- **Direction**:
Copy out every line exactly, passing over the pictures.

- **Records supplied**:
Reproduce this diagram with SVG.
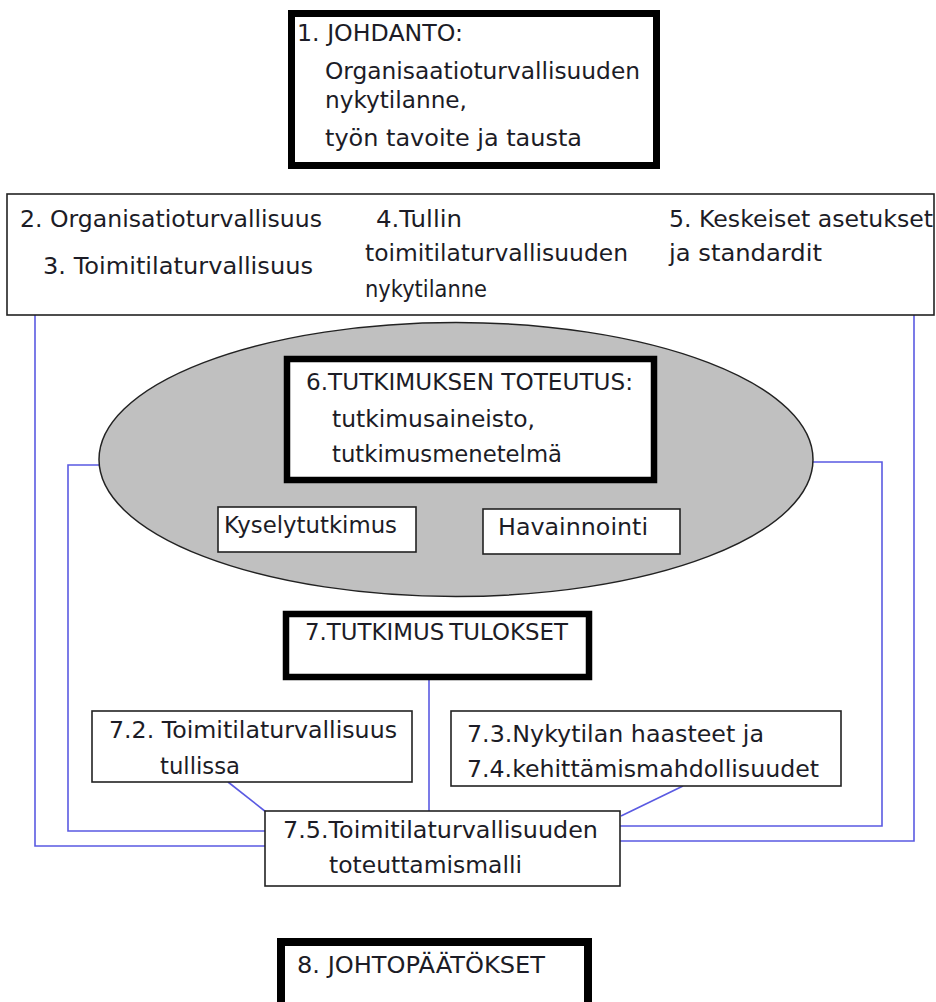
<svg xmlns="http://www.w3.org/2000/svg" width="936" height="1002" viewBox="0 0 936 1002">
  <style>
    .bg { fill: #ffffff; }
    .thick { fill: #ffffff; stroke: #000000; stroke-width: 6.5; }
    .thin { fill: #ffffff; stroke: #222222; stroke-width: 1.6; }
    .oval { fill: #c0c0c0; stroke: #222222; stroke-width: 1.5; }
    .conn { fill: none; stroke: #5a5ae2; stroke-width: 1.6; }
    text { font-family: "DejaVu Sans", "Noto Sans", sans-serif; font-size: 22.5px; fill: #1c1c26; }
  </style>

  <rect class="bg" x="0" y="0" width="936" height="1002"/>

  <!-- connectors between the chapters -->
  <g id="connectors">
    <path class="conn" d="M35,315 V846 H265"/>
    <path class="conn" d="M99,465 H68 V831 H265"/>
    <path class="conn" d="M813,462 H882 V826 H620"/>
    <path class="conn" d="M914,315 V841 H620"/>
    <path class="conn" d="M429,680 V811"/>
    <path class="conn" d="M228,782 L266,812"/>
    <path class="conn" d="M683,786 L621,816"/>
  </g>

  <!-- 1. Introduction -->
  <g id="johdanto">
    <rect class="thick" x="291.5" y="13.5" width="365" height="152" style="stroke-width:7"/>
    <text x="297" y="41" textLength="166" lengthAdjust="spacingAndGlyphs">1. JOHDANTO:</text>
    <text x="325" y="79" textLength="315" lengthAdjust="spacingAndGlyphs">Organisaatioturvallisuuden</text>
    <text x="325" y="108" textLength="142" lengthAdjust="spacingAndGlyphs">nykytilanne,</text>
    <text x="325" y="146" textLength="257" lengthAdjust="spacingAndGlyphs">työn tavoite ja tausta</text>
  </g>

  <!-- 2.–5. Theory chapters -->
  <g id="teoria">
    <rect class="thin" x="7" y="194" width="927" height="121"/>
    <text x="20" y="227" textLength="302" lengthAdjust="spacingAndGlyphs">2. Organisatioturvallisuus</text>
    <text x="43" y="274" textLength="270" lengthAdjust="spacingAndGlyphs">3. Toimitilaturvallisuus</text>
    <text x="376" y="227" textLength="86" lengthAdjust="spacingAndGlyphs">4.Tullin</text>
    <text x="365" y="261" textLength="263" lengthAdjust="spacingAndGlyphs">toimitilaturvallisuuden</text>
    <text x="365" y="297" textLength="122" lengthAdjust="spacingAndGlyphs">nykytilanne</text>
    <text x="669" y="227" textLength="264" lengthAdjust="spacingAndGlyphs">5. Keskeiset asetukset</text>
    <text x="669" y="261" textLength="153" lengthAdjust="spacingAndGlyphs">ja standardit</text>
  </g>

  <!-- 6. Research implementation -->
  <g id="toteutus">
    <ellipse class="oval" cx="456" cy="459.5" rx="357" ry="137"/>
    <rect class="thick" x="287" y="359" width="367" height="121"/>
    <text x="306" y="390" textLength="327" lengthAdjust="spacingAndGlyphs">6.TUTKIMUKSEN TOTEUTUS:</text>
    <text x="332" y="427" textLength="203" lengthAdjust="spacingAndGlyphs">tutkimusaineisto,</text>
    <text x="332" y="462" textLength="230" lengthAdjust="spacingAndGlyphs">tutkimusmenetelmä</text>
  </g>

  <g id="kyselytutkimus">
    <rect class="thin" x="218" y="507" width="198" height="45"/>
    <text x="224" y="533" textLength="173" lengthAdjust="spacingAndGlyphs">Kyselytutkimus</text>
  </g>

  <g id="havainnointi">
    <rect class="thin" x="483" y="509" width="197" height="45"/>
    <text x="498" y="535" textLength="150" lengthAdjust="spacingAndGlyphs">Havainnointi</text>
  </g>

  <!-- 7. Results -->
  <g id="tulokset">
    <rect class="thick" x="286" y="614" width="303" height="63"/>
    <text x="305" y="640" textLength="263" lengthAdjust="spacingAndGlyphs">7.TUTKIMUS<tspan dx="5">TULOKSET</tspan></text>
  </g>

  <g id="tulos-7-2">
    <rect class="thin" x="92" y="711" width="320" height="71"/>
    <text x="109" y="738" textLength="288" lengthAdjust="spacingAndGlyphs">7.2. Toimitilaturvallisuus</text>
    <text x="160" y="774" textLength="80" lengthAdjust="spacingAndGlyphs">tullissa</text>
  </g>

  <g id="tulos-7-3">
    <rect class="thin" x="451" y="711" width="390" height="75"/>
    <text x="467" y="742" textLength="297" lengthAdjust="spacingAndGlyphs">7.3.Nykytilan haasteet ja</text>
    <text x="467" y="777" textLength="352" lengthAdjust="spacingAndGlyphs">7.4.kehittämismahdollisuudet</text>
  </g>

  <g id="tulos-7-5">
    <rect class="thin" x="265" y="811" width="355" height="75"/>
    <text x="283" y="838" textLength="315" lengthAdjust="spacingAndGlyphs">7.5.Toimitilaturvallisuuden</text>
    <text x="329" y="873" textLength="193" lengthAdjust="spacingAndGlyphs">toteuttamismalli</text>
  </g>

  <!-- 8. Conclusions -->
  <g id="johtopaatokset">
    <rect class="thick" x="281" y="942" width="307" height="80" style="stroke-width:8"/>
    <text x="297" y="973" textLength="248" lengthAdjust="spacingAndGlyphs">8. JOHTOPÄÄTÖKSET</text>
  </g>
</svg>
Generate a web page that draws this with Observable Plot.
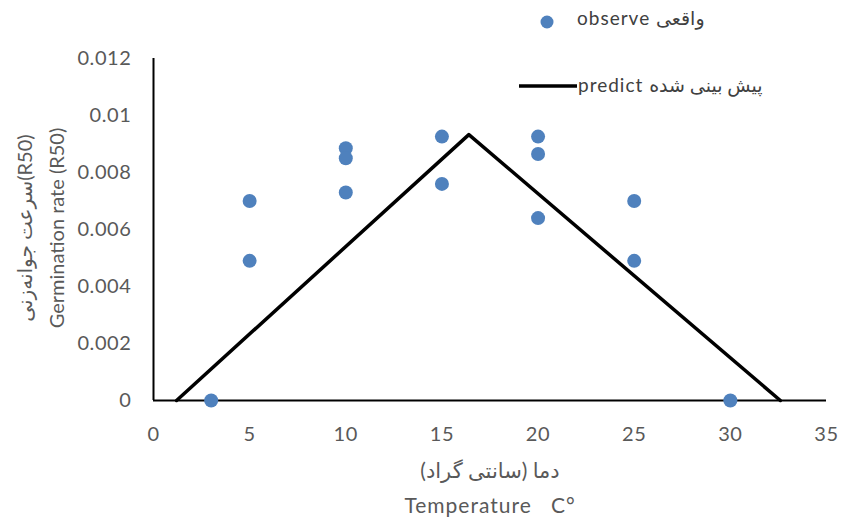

- **Exercise result**:
Reproduce this diagram with SVG.
<svg xmlns="http://www.w3.org/2000/svg" width="936" height="1002" viewBox="0 0 936 1002">
  <style>
    .bg { fill: #ffffff; }
    .thick { fill: #ffffff; stroke: #000000; stroke-width: 6.5; }
    .thin { fill: #ffffff; stroke: #222222; stroke-width: 1.6; }
    .oval { fill: #c0c0c0; stroke: #222222; stroke-width: 1.5; }
    .conn { fill: none; stroke: #5a5ae2; stroke-width: 1.6; }
    text { font-family: "DejaVu Sans", "Noto Sans", sans-serif; font-size: 22.5px; fill: #1c1c26; }
  </style>

  <rect class="bg" x="0" y="0" width="936" height="1002"/>

  <!-- connectors between the chapters -->
  <g id="connectors">
    <path class="conn" d="M35,315 V846 H265"/>
    <path class="conn" d="M99,465 H68 V831 H265"/>
    <path class="conn" d="M813,462 H882 V826 H620"/>
    <path class="conn" d="M914,315 V841 H620"/>
    <path class="conn" d="M429,680 V811"/>
    <path class="conn" d="M228,782 L266,812"/>
    <path class="conn" d="M683,786 L621,816"/>
  </g>

  <!-- 1. Introduction -->
  <g id="johdanto">
    <rect class="thick" x="291.5" y="13.5" width="365" height="152" style="stroke-width:7"/>
    <text x="297" y="41" textLength="166" lengthAdjust="spacingAndGlyphs">1. JOHDANTO:</text>
    <text x="325" y="79" textLength="315" lengthAdjust="spacingAndGlyphs">Organisaatioturvallisuuden</text>
    <text x="325" y="108" textLength="142" lengthAdjust="spacingAndGlyphs">nykytilanne,</text>
    <text x="325" y="146" textLength="257" lengthAdjust="spacingAndGlyphs">työn tavoite ja tausta</text>
  </g>

  <!-- 2.–5. Theory chapters -->
  <g id="teoria">
    <rect class="thin" x="7" y="194" width="927" height="121"/>
    <text x="20" y="227" textLength="302" lengthAdjust="spacingAndGlyphs">2. Organisatioturvallisuus</text>
    <text x="43" y="274" textLength="270" lengthAdjust="spacingAndGlyphs">3. Toimitilaturvallisuus</text>
    <text x="376" y="227" textLength="86" lengthAdjust="spacingAndGlyphs">4.Tullin</text>
    <text x="365" y="261" textLength="263" lengthAdjust="spacingAndGlyphs">toimitilaturvallisuuden</text>
    <text x="365" y="297" textLength="122" lengthAdjust="spacingAndGlyphs">nykytilanne</text>
    <text x="669" y="227" textLength="264" lengthAdjust="spacingAndGlyphs">5. Keskeiset asetukset</text>
    <text x="669" y="261" textLength="153" lengthAdjust="spacingAndGlyphs">ja standardit</text>
  </g>

  <!-- 6. Research implementation -->
  <g id="toteutus">
    <ellipse class="oval" cx="456" cy="459.5" rx="357" ry="137"/>
    <rect class="thick" x="287" y="359" width="367" height="121"/>
    <text x="306" y="390" textLength="327" lengthAdjust="spacingAndGlyphs">6.TUTKIMUKSEN TOTEUTUS:</text>
    <text x="332" y="427" textLength="203" lengthAdjust="spacingAndGlyphs">tutkimusaineisto,</text>
    <text x="332" y="462" textLength="230" lengthAdjust="spacingAndGlyphs">tutkimusmenetelmä</text>
  </g>

  <g id="kyselytutkimus">
    <rect class="thin" x="218" y="507" width="198" height="45"/>
    <text x="224" y="533" textLength="173" lengthAdjust="spacingAndGlyphs">Kyselytutkimus</text>
  </g>

  <g id="havainnointi">
    <rect class="thin" x="483" y="509" width="197" height="45"/>
    <text x="498" y="535" textLength="150" lengthAdjust="spacingAndGlyphs">Havainnointi</text>
  </g>

  <!-- 7. Results -->
  <g id="tulokset">
    <rect class="thick" x="286" y="614" width="303" height="63"/>
    <text x="305" y="640" textLength="263" lengthAdjust="spacingAndGlyphs">7.TUTKIMUS<tspan dx="5">TULOKSET</tspan></text>
  </g>

  <g id="tulos-7-2">
    <rect class="thin" x="92" y="711" width="320" height="71"/>
    <text x="109" y="738" textLength="288" lengthAdjust="spacingAndGlyphs">7.2. Toimitilaturvallisuus</text>
    <text x="160" y="774" textLength="80" lengthAdjust="spacingAndGlyphs">tullissa</text>
  </g>

  <g id="tulos-7-3">
    <rect class="thin" x="451" y="711" width="390" height="75"/>
    <text x="467" y="742" textLength="297" lengthAdjust="spacingAndGlyphs">7.3.Nykytilan haasteet ja</text>
    <text x="467" y="777" textLength="352" lengthAdjust="spacingAndGlyphs">7.4.kehittämismahdollisuudet</text>
  </g>

  <g id="tulos-7-5">
    <rect class="thin" x="265" y="811" width="355" height="75"/>
    <text x="283" y="838" textLength="315" lengthAdjust="spacingAndGlyphs">7.5.Toimitilaturvallisuuden</text>
    <text x="329" y="873" textLength="193" lengthAdjust="spacingAndGlyphs">toteuttamismalli</text>
  </g>

  <!-- 8. Conclusions -->
  <g id="johtopaatokset">
    <rect class="thick" x="281" y="942" width="307" height="80" style="stroke-width:8"/>
    <text x="297" y="973" textLength="248" lengthAdjust="spacingAndGlyphs">8. JOHTOPÄÄTÖKSET</text>
  </g>
</svg>
Generate a web page that draws this with Observable Plot.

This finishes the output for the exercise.